<<<<

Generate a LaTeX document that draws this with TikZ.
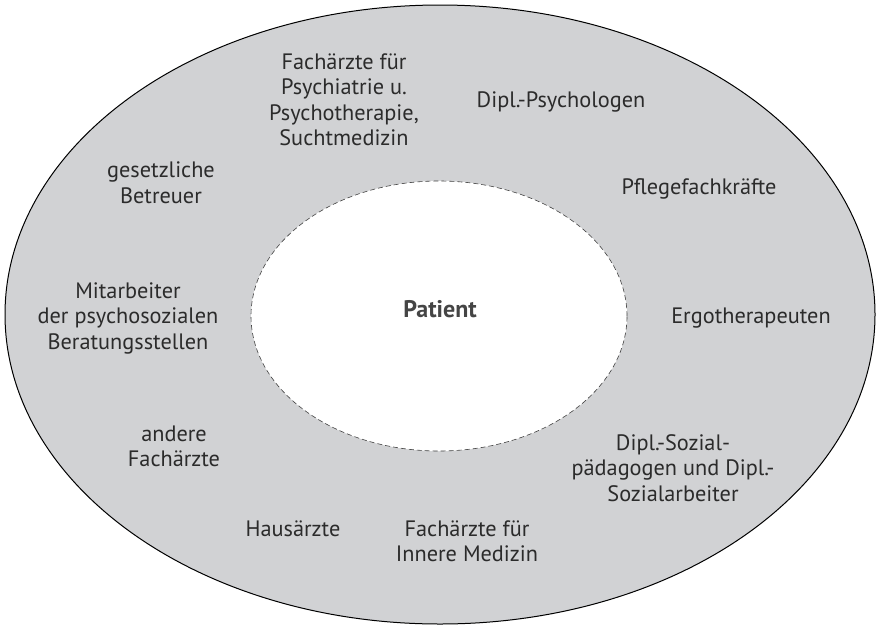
\documentclass[tikz,border=0pt]{standalone}
\usepackage{fontspec}
\setmainfont{PT Sans}
\usetikzlibrary{shapes.geometric}
\definecolor{ringgray}{HTML}{D1D2D4}
\definecolor{txtgray}{HTML}{2B2B2B}
\definecolor{patgray}{HTML}{454545}
\tikzset{
  lbl/.style={align=center, text=txtgray, font=\fontsize{22.3}{25.5}\selectfont, inner sep=0pt},
}
\begin{document}
\begin{tikzpicture}[x=1pt,y=-1pt]
\useasboundingbox (0,0) rectangle (877,627);
\node[ellipse, draw=black, line width=1pt, fill=ringgray, minimum width=870, minimum height=619, inner sep=0pt] (outer) at (440,314.5) {};
\node[ellipse, draw=black!75, dashed, dash pattern=on 5pt off 3pt, line width=0.6pt, fill=white, minimum width=376, minimum height=270, inner sep=0pt] (inner) at (439,316) {};
\node[lbl, font=\fontsize{24}{28}\selectfont\bfseries, text=patgray] (patient) at (440,309) {Patient};
\node[lbl] (psych) at (344,100) {Fachärzte für\\Psychiatrie u.\\Psychotherapie,\\Suchtmedizin};
\node[lbl] (dipsy) at (561,102) {Dipl.-Psychologen};
\node[lbl] (betr) at (161,182.5) {gesetzliche\\Betreuer};
\node[lbl] (pflege) at (699,189) {Pflegefachkräfte};
\node[lbl] (mitarb) at (128,318) {Mitarbeiter\\der psychosozialen\\Beratungsstellen};
\node[lbl] (ergo) at (751,318) {Ergotherapeuten};
\node[lbl] (andere) at (174,446.5) {andere\\Fachärzte};
\node[lbl] (sozial) at (673,468) {Dipl.-Sozial-\\pädagogen und Dipl.-\\Sozialarbeiter};
\node[lbl] (haus) at (293,529) {Hausärzte};
\node[lbl] (innere) at (467,541.5) {Fachärzte für\\Innere Medizin};
\end{tikzpicture}
\end{document}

>>>>

Make an exact copy of the data, leaving its pictures out.

Generate a LaTeX document that draws this with TikZ.
\documentclass[tikz,border=0pt]{standalone}
\usepackage{fontspec}
\setmainfont{PT Sans}
\usetikzlibrary{shapes.geometric}
\definecolor{ringgray}{HTML}{D1D2D4}
\definecolor{txtgray}{HTML}{2B2B2B}
\definecolor{patgray}{HTML}{454545}
\tikzset{
  lbl/.style={align=center, text=txtgray, font=\fontsize{22.3}{25.5}\selectfont, inner sep=0pt},
}
\begin{document}
\begin{tikzpicture}[x=1pt,y=-1pt]
\useasboundingbox (0,0) rectangle (877,627);
\node[ellipse, draw=black, line width=1pt, fill=ringgray, minimum width=870, minimum height=619, inner sep=0pt] (outer) at (440,314.5) {};
\node[ellipse, draw=black!75, dashed, dash pattern=on 5pt off 3pt, line width=0.6pt, fill=white, minimum width=376, minimum height=270, inner sep=0pt] (inner) at (439,316) {};
\node[lbl, font=\fontsize{24}{28}\selectfont\bfseries, text=patgray] (patient) at (440,309) {Patient};
\node[lbl] (psych) at (344,100) {Fachärzte für\\Psychiatrie u.\\Psychotherapie,\\Suchtmedizin};
\node[lbl] (dipsy) at (561,102) {Dipl.-Psychologen};
\node[lbl] (betr) at (161,182.5) {gesetzliche\\Betreuer};
\node[lbl] (pflege) at (699,189) {Pflegefachkräfte};
\node[lbl] (mitarb) at (128,318) {Mitarbeiter\\der psychosozialen\\Beratungsstellen};
\node[lbl] (ergo) at (751,318) {Ergotherapeuten};
\node[lbl] (andere) at (174,446.5) {andere\\Fachärzte};
\node[lbl] (sozial) at (673,468) {Dipl.-Sozial-\\pädagogen und Dipl.-\\Sozialarbeiter};
\node[lbl] (haus) at (293,529) {Hausärzte};
\node[lbl] (innere) at (467,541.5) {Fachärzte für\\Innere Medizin};
\end{tikzpicture}
\end{document}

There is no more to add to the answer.